Scalable K-Means by ranked retrieval
Venue
Proceedings of the 7th ACM international conference on Web search and data mining, ACM, New York, NY, USA (2014), pp. 233-242
Publication Year
2014
Authors
Andrei Broder, Lluis Garcia-Pueyo, Vanja Josifovski, Sergei Vassilvitskii, Srihari Venkatesan
BibTeX
Abstract
The k-means clustering algorithm has a long history and a proven practical
performance, however it does not scale to clustering millions of data points into
thousands of clusters in high dimensional spaces. The main computational bottleneck
is the need to recompute the nearest centroid for every data point at every
iteration, aprohibitive cost when the number of clusters is large. In this paper we
show how to reduce the cost of the k-means algorithm by large factors by adapting
ranked retrieval techniques.

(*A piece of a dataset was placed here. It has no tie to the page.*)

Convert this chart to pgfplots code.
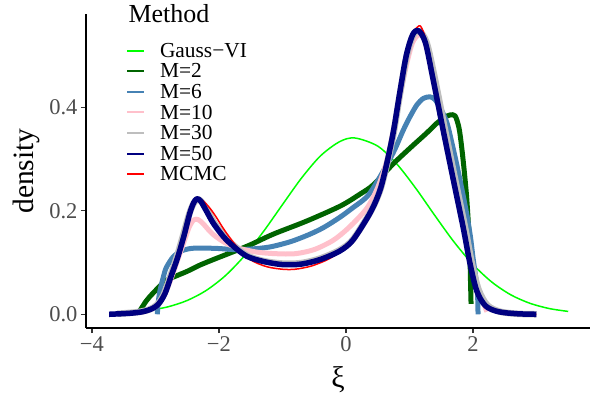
\documentclass[border=0pt]{standalone}
\usepackage{fontspec}
\setmainfont{Liberation Serif}
\usepackage{pgfplots}
\pgfplotsset{compat=1.18}
\definecolor{cgauss}{HTML}{00FF00}
\definecolor{cm2}{HTML}{006400}
\definecolor{cm6}{HTML}{4682B4}
\definecolor{cm10}{HTML}{FFC0CB}
\definecolor{cm30}{HTML}{BEBEBE}
\definecolor{cm50}{HTML}{000080}
\definecolor{cmcmc}{HTML}{FF0000}
\definecolor{tickgray}{HTML}{333333}
\definecolor{labgray}{HTML}{4D4D4D}
\begin{document}
\begin{tikzpicture}
\begin{axis}[name=ax, scale only axis, width=504pt, height=314pt,
  xmin=-4.094, xmax=3.843, ymin=-0.0265, ymax=0.580,
  axis x line*=bottom, axis y line*=left,
  axis line style={black, line width=1.1pt, -},
  xtick={-4,-2,0,2}, xticklabels={−4,−2,0,2},
  ytick={0,0.2,0.4}, yticklabels={0.0,0.2,0.4},
  tick align=outside, major tick length=5pt,
  tick style={color=tickgray, line width=1.1pt},
  ticklabel style={font=\fontsize{22.5}{24}\selectfont, text=labgray},
  xlabel={ξ}, ylabel={density},
  every axis x label/.style={at={(axis description cs:0.5,0)}, anchor=center, yshift=-52pt, font=\fontsize{30}{31}\selectfont},
  every axis y label/.style={at={(axis description cs:0,0.5)}, rotate=90, anchor=center, yshift=60pt, font=\fontsize{29.5}{30}\selectfont},
  legend style={at={(axis description cs:0.0794,0.9165)}, anchor=north west, draw=none, fill=none,
    inner sep=0pt, outer sep=0pt, row sep=0pt, column sep=15pt,
    font=\fontsize{21.4}{22}\selectfont,
    nodes={inner sep=0pt, text height=17pt, text depth=3.6pt}},
  legend cell align=left,
  legend image code/.code={\draw[line width=2pt] (0pt,0pt) -- (17pt,0pt);},
  every axis plot/.append style={line join=round},
]
\addplot[cgauss, line width=1.5pt, smooth] coordinates {(-3.1,0.0074)(-2.8,0.0145)(-2.5,0.0267)(-2.2,0.0461)(-1.9,0.0745)(-1.6,0.1127)(-1.3,0.1597)(-1.0,0.2118)(-0.7,0.2631)(-0.4,0.3061)(-0.1,0.3334)(0.14,0.3405)(0.5,0.3248)(0.8,0.2904)(1.1,0.2432)(1.4,0.1907)(1.7,0.1400)(2.0,0.0962)(2.3,0.0619)(2.6,0.0373)(2.9,0.0211)(3.2,0.0111)(3.5,0.0055)};
\addlegendentry{Gauss−VI}
\addplot[cm2, line width=5pt, smooth] coordinates {(-3.24,0.008)(-3.15,0.025)(-3.09,0.034)(-2.95,0.052)(-2.82,0.066)(-2.5,0.083)(-2.3,0.095)(-2.04,0.108)(-1.77,0.121)(-1.51,0.134)(-1.14,0.155)(-0.62,0.18)(-0.09,0.209)(0.22,0.232)(0.43,0.25)(0.74,0.29)(1.0,0.32)(1.27,0.35)(1.43,0.369)(1.55,0.38)(1.64,0.385)(1.72,0.383)(1.78,0.36)(1.82,0.325)(1.86,0.28)(1.9,0.227)(1.93,0.17)(1.95,0.125)(1.96,0.07)(1.97,0.02)};
\addlegendentry{M=2}
\addplot[cm6, line width=5pt, smooth] coordinates {(-2.97,0.0)(-2.96,0.02)(-2.93,0.045)(-2.88,0.07)(-2.83,0.09)(-2.72,0.111)(-2.6,0.122)(-2.45,0.127)(-2.3,0.128)(-2.0,0.127)(-1.77,0.125)(-1.5,0.126)(-1.2,0.13)(-0.88,0.14)(-0.6,0.153)(-0.36,0.167)(-0.1,0.187)(0.1,0.205)(0.33,0.227)(0.5,0.258)(0.74,0.311)(0.9,0.355)(1.01,0.382)(1.12,0.405)(1.22,0.417)(1.32,0.42)(1.4,0.415)(1.5,0.395)(1.59,0.37)(1.67,0.33)(1.74,0.292)(1.82,0.245)(1.9,0.195)(1.96,0.15)(2.0,0.11)(2.04,0.075)(2.07,0.045)(2.08,0.0)};
\addlegendentry{M=6}
\addplot[cm10, line width=5pt, smooth] coordinates {(-3.25,0.003)(-3.1,0.008)(-2.95,0.02)(-2.85,0.04)(-2.75,0.07)(-2.65,0.105)(-2.55,0.14)(-2.47,0.168)(-2.4,0.182)(-2.33,0.183)(-2.25,0.175)(-2.1,0.155)(-1.9,0.138)(-1.7,0.128)(-1.4,0.12)(-1.1,0.117)(-0.8,0.117)(-0.5,0.125)(-0.2,0.143)(0.05,0.168)(0.33,0.205)(0.5,0.245)(0.65,0.3)(0.8,0.39)(0.95,0.48)(1.05,0.525)(1.15,0.54)(1.22,0.535)(1.3,0.5)(1.4,0.44)(1.55,0.35)(1.7,0.26)(1.85,0.17)(1.97,0.1)(2.08,0.05)(2.17,0.02)(2.22,0.005)};
\addlegendentry{M=10}
\addplot[cm30, line width=6.5pt, smooth] coordinates {(-3.6,0.001)(-3.3,0.004)(-3.1,0.009)(-2.97,0.019)(-2.87,0.038)(-2.77,0.072)(-2.67,0.108)(-2.57,0.15)(-2.47,0.193)(-2.40,0.214)(-2.34,0.222)(-2.28,0.218)(-2.18,0.2)(-2.07,0.176)(-1.91,0.15)(-1.75,0.131)(-1.55,0.113)(-1.3,0.103)(-1.0,0.098)(-0.7,0.099)(-0.4,0.108)(-0.1,0.124)(0.1,0.143)(0.33,0.186)(0.45,0.213)(0.55,0.244)(0.65,0.292)(0.75,0.35)(0.85,0.425)(0.95,0.495)(1.05,0.537)(1.15,0.547)(1.27,0.525)(1.4,0.455)(1.56,0.356)(1.72,0.26)(1.88,0.165)(1.98,0.1)(2.09,0.047)(2.23,0.017)(2.43,0.005)(2.7,0.001)(3.0,0.0)};
\addlegendentry{M=30}
\addplot[cmcmc, line width=1.5pt, smooth, forget plot] coordinates {(-3.3,0.003)(-3.1,0.008)(-2.95,0.02)(-2.85,0.04)(-2.75,0.074)(-2.65,0.109)(-2.55,0.151)(-2.45,0.196)(-2.38,0.216)(-2.32,0.223)(-2.25,0.219)(-2.15,0.206)(-2.05,0.189)(-1.9,0.16)(-1.7,0.128)(-1.5,0.105)(-1.25,0.092)(-1.0,0.087)(-0.8,0.087)(-0.55,0.093)(-0.3,0.105)(-0.1,0.12)(0.1,0.141)(0.33,0.185)(0.45,0.213)(0.55,0.245)(0.65,0.295)(0.75,0.355)(0.85,0.43)(0.95,0.5)(1.05,0.542)(1.12,0.554)(1.17,0.557)(1.23,0.542)(1.3,0.51)(1.37,0.457)(1.53,0.357)(1.69,0.26)(1.85,0.165)(1.95,0.1)(2.06,0.045)(2.2,0.016)(2.4,0.005)(2.7,0.001)(3.0,0.0)};
\addplot[cm50, line width=5.5pt, smooth] coordinates {(-3.73,0.000)(-3.4,0.002)(-3.2,0.005)(-3.05,0.011)(-2.95,0.02)(-2.85,0.04)(-2.75,0.075)(-2.65,0.11)(-2.55,0.152)(-2.46,0.195)(-2.40,0.215)(-2.35,0.223)(-2.29,0.219)(-2.2,0.2)(-2.09,0.176)(-1.93,0.15)(-1.77,0.131)(-1.56,0.112)(-1.3,0.102)(-1.0,0.096)(-0.7,0.097)(-0.4,0.106)(-0.1,0.122)(0.1,0.142)(0.33,0.185)(0.45,0.213)(0.55,0.245)(0.65,0.295)(0.75,0.355)(0.85,0.43)(0.95,0.5)(1.05,0.54)(1.14,0.548)(1.25,0.525)(1.37,0.455)(1.53,0.356)(1.69,0.26)(1.85,0.165)(1.95,0.1)(2.06,0.045)(2.2,0.016)(2.4,0.005)(2.7,0.001)(3.0,0.0)};
\addlegendentry{M=50}
\addlegendimage{cmcmc, line width=1.5pt}
\addlegendentry{MCMC}
\end{axis}
\node[anchor=base west, font=\fontsize{26}{27}\selectfont] at ([shift={(39pt,305pt)}]ax.south west) {Method};
\pgfresetboundingbox
\path[use as bounding box] ([shift={(-86pt,-68pt)}]ax.south west) rectangle ([shift={(12pt,14pt)}]ax.north east);
\end{tikzpicture}
\end{document}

Using a combination of heuristics, on two real life
data sets the wall clock time per iteration is reduced from 445 minutes to less
than 4, and from 705 minutes to 1.4, while the clustering quality remains within
0.5% of the k-means quality. The key insight is to invert the process of
point-to-centroid assignment by creating an inverted index over all the points and
then using the current centroids as queries to this index to decide on cluster
membership. In other words, rather than each iteration consisting of "points
picking centroids", each iteration now consists of "centroids picking points". This
is much more efficient, but comes at the cost of leaving some points unassigned to
any centroid. We show experimentally that the number of such points is low and thus
they can be separately assigned once the final centroids are decided. To speed up
the computation we sparsify the centroids by pruning low weight features. Finally,
to further reduce the running time and the number of unassigned points, we propose
a variant of the WAND algorithm that uses the results of the intermediate results
of nearest neighbor computations to improve performance.